Wednesday, November 4, 2009

The Red Revolution

A cursory glance would suffice. There is no public place which is quite immune to its effects. It has slowly penetrated right down to the basic soul of the nation, touching and coloring places, things, objects with its gelatinous red effects.
The Naxals may be fighting for a red revolution in India since those romantically turbulent era of the 60's but truth to be told, India has been gripped by the red revolution since time immemorial. It enjoys mass popular support by the burgeoning population of the nation, so much so that it has almost added an Indian chutzpah to even those symbols of magnificence of our colonial masters. This red revolution being referred to here is the ubiquitous Indian practice of rechristening the 'bland' places with red stains of paan, that holy mother of all Indian gastronomic inventions which has transformed the stomachs of Indians and face of India in more ways than one.

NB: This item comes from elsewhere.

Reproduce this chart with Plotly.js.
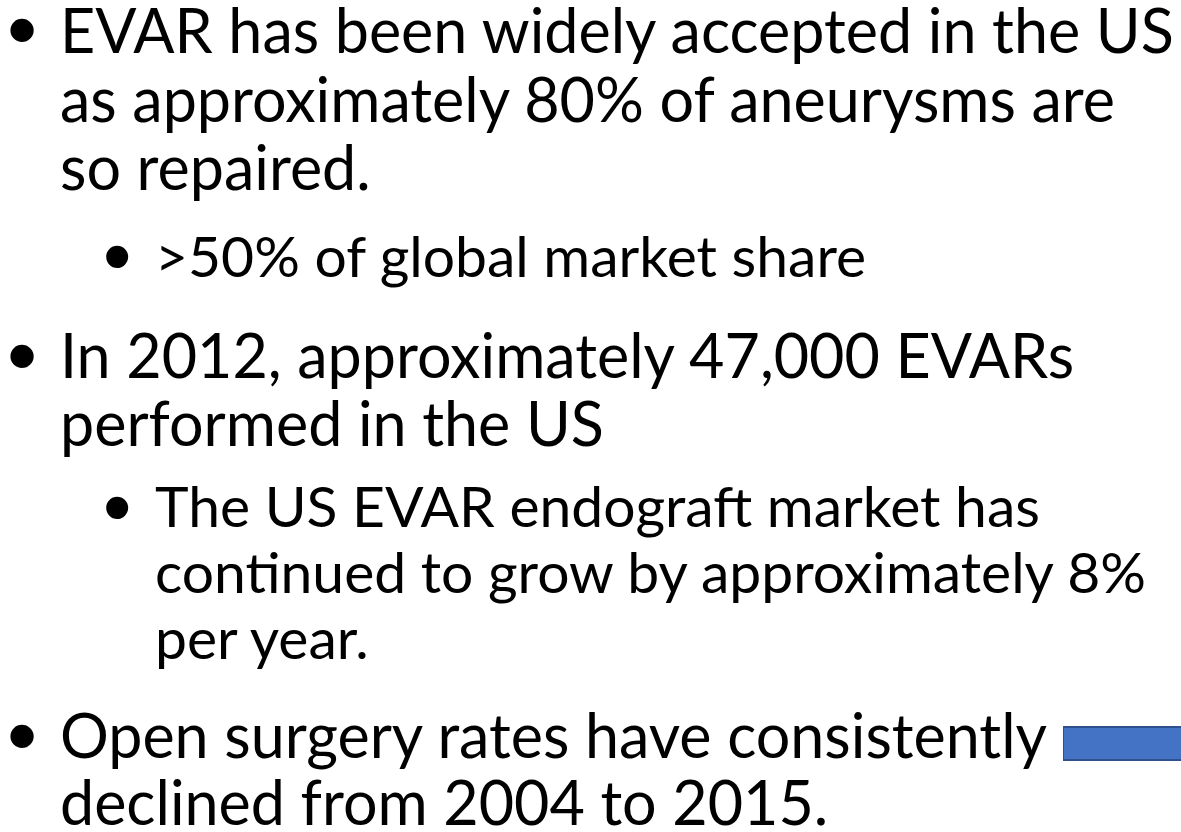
<!DOCTYPE html>
<html><head><meta charset="utf-8">
<script src="https://cdn.plot.ly/plotly-3.0.1.min.js"></script>
<style>html,body{margin:0;padding:0;background:#fff;}#chart{width:1181px;height:832px;}</style>
</head><body><div id="chart"></div>
<script>
// Slide text content
const lineTexts = [
  "EVAR has been widely accepted in the US",
  "as approximately 80% of aneurysms are",
  "so repaired.",
  ">50% of global market share",
  "In 2012, approximately 47,000 EVARs",
  "performed in the US",
  "The US EVAR endograft market has",
  "continued to grow by approximately 8%",
  "per year.",
  "Open surgery rates have consistently",
  "declined from 2004 to 2015."
];
const lineLevels = [1, 1, 1, 2, 1, 1, 2, 2, 2, 1, 1];
const lineBullet = [true, false, false, true, true, false, true, false, false, true, false];
const lineBaselines = [53, 122, 190, 277, 378, 446, 527, 593, 659, 758, 825];

// Partial bar visible at the slide edge
const barCategories = ["bar"];
const barValues = [1.3];

const W = 1181, H = 832;
const FONT = "Lato, 'Open Sans', sans-serif";
const BFONT = "'Liberation Sans', Arial, sans-serif";
const sizes = {1: 61, 2: 57};
const bsizes = {1: 86, 2: 81};
const textX = {1: 58, 2: 153};
const bulletX = {1: 5, 2: 101};
const bulletRise = {1: 24.5, 2: 21.5};
const K = 0.39;

const annotations = [];
lineTexts.forEach((t, i) => {
  const lvl = lineLevels[i];
  const s = sizes[lvl];
  const yc = lineBaselines[i] - K * s;
  annotations.push({
    xref: 'paper', yref: 'paper', x: textX[lvl] / W, y: 1 - yc / H,
    xanchor: 'left', yanchor: 'middle', showarrow: false, text: t,
    font: {family: FONT, size: s, color: '#000'}
  });
  if (lineBullet[i]) {
    const yb = lineBaselines[i] - bulletRise[lvl] + 1;
    annotations.push({
      xref: 'paper', yref: 'paper', x: bulletX[lvl] / W, y: 1 - yb / H,
      xanchor: 'left', yanchor: 'middle', showarrow: false, text: '•',
      font: {family: BFONT, size: bsizes[lvl], color: '#000'}
    });
  }
});

const trace = {
  type: 'bar', orientation: 'h', y: barCategories, x: barValues,
  marker: {color: '#4472C4', line: {color: '#2F528F', width: 2}},
  width: 0.94, hoverinfo: 'skip'
};

const layout = {
  width: W, height: H, margin: {l: 0, r: 0, t: 0, b: 0, pad: 0},
  paper_bgcolor: '#fff', plot_bgcolor: 'rgba(0,0,0,0)', showlegend: false,
  xaxis: {domain: [1063 / W, 1], range: [0, 1], visible: false, fixedrange: true},
  yaxis: {domain: [(H - 761) / H, (H - 726) / H], range: [-0.5, 0.5], visible: false, fixedrange: true},
  annotations: annotations
};
Plotly.newPlot('chart', [trace], layout, {displayModeBar: false, staticPlot: true});
</script></body></html>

The corners of lifts, shady portions of buildings, white colored 'Stick no Bills' papers, corners of roads, electric poles, brand new german manufactured SIEMENS coaches of local trains promising an unheralded era of comfort travel and the authors shirt among a million other things and places have born brunt of this generous act of Indian art. It has reached levels that a pot bellied middle aged man with a thick mustache chewing has proven enough a sight to inspire dread of the aftermaths of this oral exercise among the innocent hearts of living and due to the ferocity of the brunt, probably the non living as well. It is not unheard of in parts of town for people to get nightmares about the act since its inception which includes contractions of facial muscles and distortions of perfectly ugly round faces in order to give the accumulated liquid inside enough velocity to come out in the form of a barrage hurtling towards its chosen target with impunity and getting splashed all over it, leaving the hallmark of the great Indian art by this artist all over it until it is re chosen as an intended target and the same treatment is meted out to it all over again.
With the civic bodies bereft of any sort of ideas to come up with more publicly engaging forms of street art to effectively cover a blank space and to add that spice to things mundane, the practice looks all set to continue and thus becoming a part of the Indian folklore. Cheers to a colorful India!!